One of the characters is born into tremendous wealth and power, receives the best possible education, healthcare, etc. The other is born into squalor, receives at best an inferior education, healthcare, and is always hungry. And let’s assume a simple relationship between the two… perhaps the second one lives on property owned by and works for the first person. Because the second person lives hand to mouth, we can assume he/she has never had an opportunity to improve his/her station in life. For a story like this, we can assume the first person lives a life of leisure and the second struggles to survive every day. And let’s say further that the parents of the two had the same relationship, as perhaps did their parents.
Now, we can fill in time and place as we wish. Perhaps this is the 12th century Europe, and we’re discussing a lord or lady and a serf.
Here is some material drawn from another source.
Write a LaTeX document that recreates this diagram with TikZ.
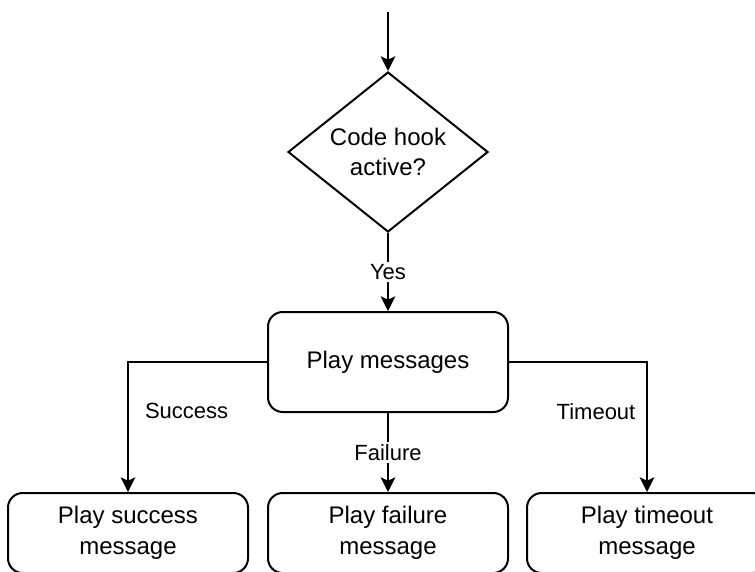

Maybe its a slave owner and a slave in Brazil in 1890. Perhaps we’re discussing a Chinese Mandarin and a Chinese Peasant, or a member of some Arab royal family and a simple camel herder. Maybe we’re even talking about someone yet to come – the next leader of North Korea and a North Korean drone in some work camp or other. In any of these instances, most or all of us would recognize the injustice and it would color our thinking about the characters. But what if one of our two characters are an heir or heiress to a great fortune, and the other is a poor resident of South Central Los Angeles or even some small town in Louisiana. Does that change your opinion of the two characters? Why?